The department has a two-strikes-and-you’re-out policy on problem bears. One strike, and the bears are trapped alive and turned loose far away in the wild. Two strikes, and the bears are killed.”I don’t think he’ll be back to cause problems,” Thiebes said.
The bear first showed up four weeks ago at Ron Baker’s pig farm in the foothills east of Medford.
Baker tried to scare off the bear but ended up calling Fish and Wildlife officials to bring in a bear trap on Halloween.
Baited with pig food, the door on the trap slammed shut on the bear late Tuesday night.

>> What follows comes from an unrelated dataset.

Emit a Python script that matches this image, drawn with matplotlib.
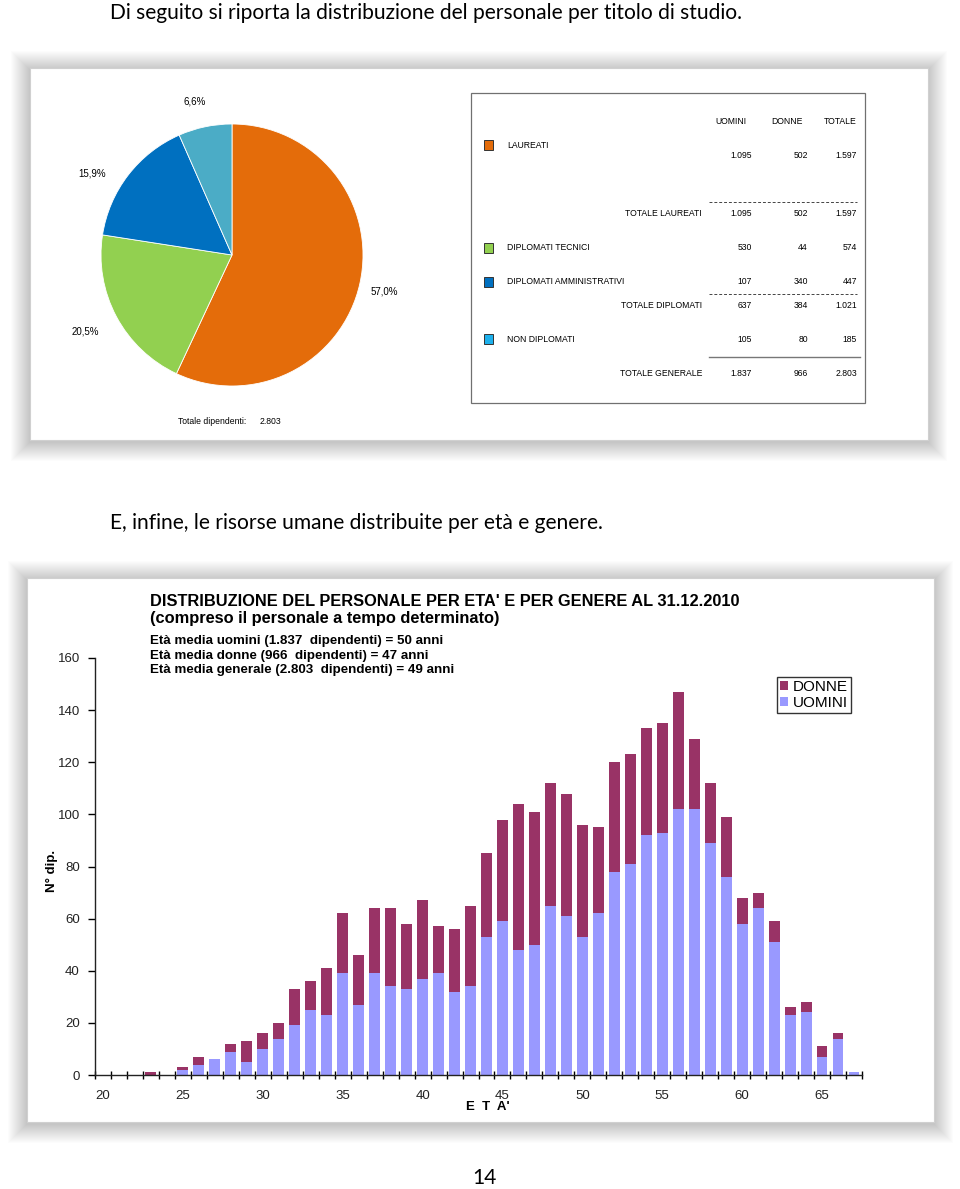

In the past, Thiebes would have drugged the bear, hauled it somewhere remote and rolled it out of the trap to let it wake up in the woods alone.
But three of every four bears caught harassing humans come back, so a couple of years ago, Thiebes took on a new attitude. Now, he hauls the wide-awake bears through downtown Medford and on busy Interstate 5 before marking them with yellow paint and turning them loose in the wild.
“It’s a real kick to drive down the freeway,” Thiebes said. “Some guy passing you at 80 mph will slow down and let you pass him so he can get a look at the bear again.”
The new approach seems to be working. Out of 15 to 20 problem bears trapped in the Rogue District and relocated in the past two years, only one has come back to bother people. It’s dead now.